The Baseball World Cup is an international tournament in which national baseball teams from around the world compete. It is sanctioned by the International Baseball Federation.
There have been 36 Baseball World Cups to date; the first tournament, held in 1938, featured only two teams but the last five have all featured 16 teams. The most recent World Cup was held in 2005 in the Netherlands. The tournament generally receives relatively little publicity, and does not begin to approach the popularity of the football (soccer) World Cup, cricket World Cup or rugby World Cup. Until 1996 the competition was limited to amateur players. Since 1996, professional minor league players have competed, but Major League Baseball has not allowed its players to participate. In the months leading up to the high-profile first World Baseball Classic, many commentators heralded it as a "Baseball World Cup", perhaps not realizing that a tournament by that name already exists and has for almost seventy years.
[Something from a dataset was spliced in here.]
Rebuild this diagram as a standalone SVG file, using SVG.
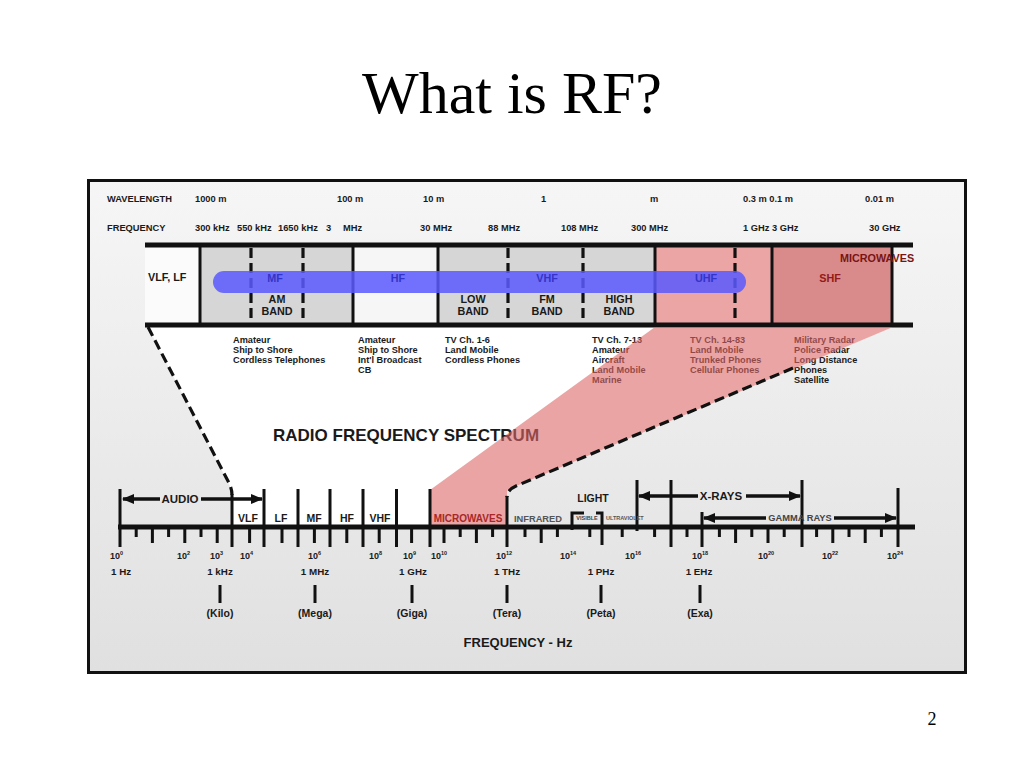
<svg xmlns="http://www.w3.org/2000/svg" width="1024" height="768" viewBox="0 0 1024 768">
<defs>
<linearGradient id="bg" x1="0" y1="0" x2="0" y2="1">
<stop offset="0" stop-color="#f6f6f6"/>
<stop offset="1" stop-color="#e0e0e0"/>
</linearGradient>
<marker id="ah" markerUnits="userSpaceOnUse" markerWidth="12" markerHeight="10" refX="11" refY="5" orient="auto">
<path d="M0,0 L12,5 L0,10 z" fill="#111"/>
</marker>
</defs>
<style>
.t{font-family:"Liberation Sans",Arial,sans-serif;font-weight:bold;fill:#1a1a1a}
.hdr{font-size:9.3px}
.use{font-size:9.2px}
.bl{font-size:10.8px}
.sc{font-size:10.5px}
.nm{font-size:9.8px}
.ex{font-size:9px}
.sup{font-size:5.5px}
.c{text-anchor:middle}
.blue{fill:#3434c8}
.dr{fill:#961818}
.ln{stroke:#111;stroke-width:3;fill:none}
.dash{stroke:#111;stroke-width:3.2;fill:none;stroke-dasharray:10 5}
.axis{stroke:#111;stroke-width:5}
.tk{stroke:#111;stroke-width:3}
.arr{stroke:#111;stroke-width:3.5;marker-end:url(#ah)}
</style>
<rect width="1024" height="768" fill="#fff"/>
<text x="512" y="113" font-family="Liberation Serif,Times New Roman,serif" font-size="60" text-anchor="middle" fill="#000">What is RF?</text>
<text x="932" y="725" font-family="Liberation Serif,Times New Roman,serif" font-size="18" text-anchor="middle" fill="#000">2</text>

<g id="frame">
<rect x="88.5" y="180.5" width="877" height="492" fill="url(#bg)" stroke="#111" stroke-width="3"/>
<polygon points="148,327 893,327 507,490 507,527 232,527 232,490" fill="#fff"/>
</g>

<g id="header-rows">
<text class="t hdr" x="107" y="202">WAVELENGTH</text>
<text class="t hdr" x="195" y="202">1000 m</text>
<text class="t hdr" x="337" y="202">100 m</text>
<text class="t hdr" x="423" y="202">10 m</text>
<text class="t hdr" x="541" y="202">1</text>
<text class="t hdr" x="650" y="202">m</text>
<text class="t hdr" x="743" y="202">0.3 m  0.1 m</text>
<text class="t hdr" x="865" y="202">0.01 m</text>
<text class="t hdr" x="107" y="231">FREQUENCY</text>
<text class="t hdr" x="195" y="231">300 kHz</text>
<text class="t hdr" x="237" y="231">550 kHz</text>
<text class="t hdr" x="278" y="231">1650 kHz</text>
<text class="t hdr" x="326" y="231">3</text>
<text class="t hdr" x="343" y="231">MHz</text>
<text class="t hdr" x="420" y="231">30 MHz</text>
<text class="t hdr" x="488" y="231">88 MHz</text>
<text class="t hdr" x="561" y="231">108 MHz</text>
<text class="t hdr" x="631" y="231">300 MHz</text>
<text class="t hdr" x="743" y="231">1 GHz 3 GHz</text>
<text class="t hdr" x="869" y="231">30 GHz</text>
</g>

<g id="band-strip">
<rect x="145" y="246" width="55" height="78" fill="#fbfbfb"/>
<rect x="200" y="246" width="153" height="78" fill="#d6d6d6"/>
<rect x="353" y="246" width="85" height="78" fill="#f6f6f6"/>
<rect x="438" y="246" width="217" height="78" fill="#d6d6d6"/>
<rect x="655" y="246" width="117" height="78" fill="#eca5a5"/>
<rect x="772" y="246" width="120" height="78" fill="#d98b8b"/>
<line class="ln" x1="200" y1="246" x2="200" y2="324"/>
<line class="dash" x1="251" y1="248" x2="251" y2="324"/>
<line class="dash" x1="303" y1="248" x2="303" y2="324"/>
<line class="ln" x1="353" y1="246" x2="353" y2="324"/>
<line class="ln" x1="438" y1="246" x2="438" y2="324"/>
<line class="dash" x1="508" y1="248" x2="508" y2="324"/>
<line class="dash" x1="583" y1="248" x2="583" y2="324"/>
<line class="ln" x1="655" y1="246" x2="655" y2="324"/>
<line class="dash" x1="735" y1="248" x2="735" y2="324" stroke="#6a0c0c"/>
<line class="ln" x1="772" y1="246" x2="772" y2="324" stroke="#5a0808"/>
<line class="ln" x1="892" y1="246" x2="892" y2="324" stroke="#3a0606"/>
<line x1="145" y1="245" x2="913" y2="245" stroke="#111" stroke-width="5"/>
<line x1="145" y1="325" x2="913" y2="325" stroke="#111" stroke-width="5"/>
<line x1="224" y1="282" x2="735" y2="282" stroke="#5a5aff" stroke-width="22" stroke-linecap="round" opacity="0.85"/>
<text class="t bl" x="148" y="281">VLF, LF</text>
<text class="t bl c blue" x="275" y="282">MF</text>
<text class="t bl c blue" x="398" y="282">HF</text>
<text class="t bl c blue" x="547" y="282">VHF</text>
<text class="t bl c blue" x="706" y="282">UHF</text>
<text class="t bl c dr" x="830" y="282">SHF</text>
<text class="t bl c" x="877" y="262" style="fill:#7a1414">MICROWAVES</text>
<text class="t bl c" x="277" y="303">AM</text>
<text class="t bl c" x="277" y="315">BAND</text>
<text class="t bl c" x="473" y="303">LOW</text>
<text class="t bl c" x="473" y="315">BAND</text>
<text class="t bl c" x="547" y="303">FM</text>
<text class="t bl c" x="547" y="315">BAND</text>
<text class="t bl c" x="619" y="303">HIGH</text>
<text class="t bl c" x="619" y="315">BAND</text>
</g>

<g id="band-uses">
<text class="t use" x="233" y="343">Amateur</text>
<text class="t use" x="233" y="353">Ship to Shore</text>
<text class="t use" x="233" y="363">Cordless Telephones</text>
<text class="t use" x="358" y="343">Amateur</text>
<text class="t use" x="358" y="353">Ship to Shore</text>
<text class="t use" x="358" y="363">Int'l Broadcast</text>
<text class="t use" x="358" y="373">CB</text>
<text class="t use" x="445" y="343">TV Ch. 1-6</text>
<text class="t use" x="445" y="353">Land Mobile</text>
<text class="t use" x="445" y="363">Cordless Phones</text>
<text class="t use" x="592" y="343">TV Ch. 7-13</text>
<text class="t use" x="592" y="353">Amateur</text>
<text class="t use" x="592" y="363">Aircraft</text>
<text class="t use" x="592" y="373">Land Mobile</text>
<text class="t use" x="592" y="383">Marine</text>
<text class="t use" x="690" y="343">TV Ch. 14-83</text>
<text class="t use" x="690" y="353">Land Mobile</text>
<text class="t use" x="690" y="363">Trunked Phones</text>
<text class="t use" x="690" y="373">Cellular Phones</text>
<text class="t use" x="794" y="343">Military Radar</text>
<text class="t use" x="794" y="353">Police Radar</text>
<text class="t use" x="794" y="363">Long Distance</text>
<text class="t use" x="794" y="373">Phones</text>
<text class="t use" x="794" y="383">Satellite</text>
<text class="t" x="273" y="441" font-size="17">RADIO FREQUENCY SPECTRUM</text>
</g>

<g id="zoom-connectors">
<polygon points="430,490 655,327 893,327 507,490 507,527 430,527" fill="#de6767" opacity="0.6"/>
<path class="dash" d="M148,327 L229,483 Q232,489 232,495"/>
<line class="ln" x1="232" y1="494" x2="232" y2="547"/>
<path class="dash" d="M793,368 L516,486 Q507,490 507,497"/>
<line class="ln" x1="507" y1="496" x2="507" y2="547"/>
</g>

<g id="scale">
<line class="axis" x1="118" y1="527" x2="915" y2="527"/>
<path class="tk" d="M136.2,527V537 M152.4,527V543 M168.6,527V537 M184.8,527V543 M201,527V537 M217.2,527V543 M249.6,527V543 M282,527V543 M314.4,527V543 M346.8,527V543 M379.2,527V543 M411.6,527V543 M444,527V543 M460.2,527V537 M476.4,527V543 M492.6,527V537 M525,527V537 M541.2,527V543 M557.4,527V537 M589.8,527V537 M622.2,527V537 M654.6,527V537 M687,527V537 M719.4,527V537 M735.6,527V543 M751.8,527V537 M768,527V543 M784.2,527V537 M816.6,527V537 M832.8,527V543 M849,527V537 M865.2,527V543 M881.4,527V537"/>
<path class="ln" stroke-width="3.5" d="M120,489V547 M264,489V547 M298,489V547 M330,489V547 M363,489V547 M396.5,489V547 M430,489V547 M637,480V531 M671,480V547 M702,512V547 M802,480V547 M898,488V547"/>
<path class="ln" stroke-width="2.5" d="M584,513H572V530 M596,513H602V545"/>
<line class="arr" x1="160" y1="499" x2="123" y2="499"/>
<line class="arr" x1="201" y1="499" x2="262" y2="499"/>
<line class="arr" x1="698" y1="496" x2="639" y2="496"/>
<line class="arr" x1="746" y1="496" x2="800" y2="496"/>
<line class="arr" x1="766" y1="518" x2="704" y2="518"/>
<line class="arr" x1="834" y1="518" x2="896" y2="518"/>
<text class="t c" x="180" y="503" font-size="11.5">AUDIO</text>
<text class="t c" x="721" y="500" font-size="11.5">X-RAYS</text>
<text class="t c" x="800" y="521" font-size="9.3" style="fill:#444">GAMMA RAYS</text>
<text class="t c" x="593" y="502" font-size="10.5">LIGHT</text>
<text class="t sc c" x="248" y="522">VLF</text>
<text class="t sc c" x="281" y="522">LF</text>
<text class="t sc c" x="314" y="522">MF</text>
<text class="t sc c" x="347" y="522">HF</text>
<text class="t sc c" x="380" y="522">VHF</text>
<text class="t c" x="468" y="522" font-size="10" style="fill:#a82828">MICROWAVES</text>
<text class="t c" x="538" y="522" font-size="9.3" style="fill:#555">INFRARED</text>
<text class="t c" x="587" y="520" font-size="5.5" style="fill:#444">VISIBLE</text>
<text class="t" x="606" y="520" font-size="5.5" style="fill:#555">ULTRAVIOLET</text>
<g class="t ex">
<text x="110" y="559">10<tspan class="sup" dy="-4">0</tspan></text>
<text x="177" y="559">10<tspan class="sup" dy="-4">2</tspan></text>
<text x="210" y="559">10<tspan class="sup" dy="-4">3</tspan></text>
<text x="240" y="559">10<tspan class="sup" dy="-4">4</tspan></text>
<text x="308" y="559">10<tspan class="sup" dy="-4">6</tspan></text>
<text x="369" y="559">10<tspan class="sup" dy="-4">8</tspan></text>
<text x="403" y="559">10<tspan class="sup" dy="-4">9</tspan></text>
<text x="431" y="559">10<tspan class="sup" dy="-4">10</tspan></text>
<text x="496" y="559">10<tspan class="sup" dy="-4">12</tspan></text>
<text x="560" y="559">10<tspan class="sup" dy="-4">14</tspan></text>
<text x="625" y="559">10<tspan class="sup" dy="-4">16</tspan></text>
<text x="692" y="559">10<tspan class="sup" dy="-4">18</tspan></text>
<text x="758" y="559">10<tspan class="sup" dy="-4">20</tspan></text>
<text x="822" y="559">10<tspan class="sup" dy="-4">22</tspan></text>
<text x="887" y="559">10<tspan class="sup" dy="-4">24</tspan></text>
</g>
<text class="t nm" x="111" y="575">1 Hz</text>
<text class="t nm c" x="220" y="575">1 kHz</text>
<text class="t nm c" x="315" y="575" font-size="10.8">1 MHz</text>
<text class="t nm c" x="413" y="575">1 GHz</text>
<text class="t nm c" x="507" y="575">1 THz</text>
<text class="t nm c" x="601" y="575">1 PHz</text>
<text class="t nm c" x="699" y="575">1 EHz</text>
<path stroke="#111" stroke-width="3" d="M220,585V603 M315,585V603 M412,585V603 M507,585V603 M601,585V603 M700,585V603"/>
<text class="t sc c" x="220" y="617">(Kilo)</text>
<text class="t sc c" x="315" y="617">(Mega)</text>
<text class="t sc c" x="412" y="617">(Giga)</text>
<text class="t sc c" x="507" y="617">(Tera)</text>
<text class="t sc c" x="601" y="617">(Peta)</text>
<text class="t sc c" x="700" y="617">(Exa)</text>
<text class="t c" x="518" y="647" font-size="13">FREQUENCY - Hz</text>
</g>
</svg>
However, the World Baseball Classic was the first international baseball tournament to include players from the major leagues, making it a closer equivalent to the other world cups, which include players from the most prestigious professional leagues, than the Baseball World Cup.
The XXXVII International Baseball Federation Baseball World Cup will be held in Taiwan from November 6 through November 18, 2007. Four stadiums will host the tournament. Taichung Intercontinental Baseball Stadium and Taichung Baseball Field in Taichung City, Tianmu Baseball Stadium in Taipei City and Sinjhuang City will all play host to the tournament. Sixteen teams are scheduled to participate, though as of this time, Venezuela’s participation is currently in question due to possible sanctions to be considered by the International Baseball Federation in the wake of their refusal to grant visas to a youth team from Taichung to participate in the Youth World Baseball championships in August, 2007.[1] China was originally scheduled to participate in Pool B, but has dropped out and has been replaced by Thailand, who placed fifth behind China at the Asian Games behind China.
BaseBall in Olympics:
Baseball at the Summer Olympics had its unofficial debut at the 1904 Summer Olympics and has been contested in 12 Olympiads (including its centennial in 2004 Athens). Since then, 17 different nations have appeared in Olympic baseball competition, with 3 of those nations, Cuba, Italy and Japan, appearing in all 4 medal editions of the tournament. Baseball has a long history as an exhibition/demonstration sport in the Olympics. However, for 1992 Barcelona the International Olympic Committee (IOC) granted the sport medal status. Olympic baseball is governed by the International Baseball Federation (IBAF).
At the IOC meeting in July 2005, baseball and softball were voted out of the 2012 Summer Olympics in London, England, becoming the first sport voted out of the Olympics since Polo was eliminated in the 1936 Olympics hosted in Berlin, Germany. The event remains on the docket for the 2008 Olympics in Beijing. The elimination will excise 16 teams and more than 300 athletes from the 2012 Olympics. The two slots left available by the IOC's elimination were not filled by new sports, so both baseball and softball can reemerge as events in the 2016 Olympics, provided no new sports are adopted into the games and both receive enough votes to be included.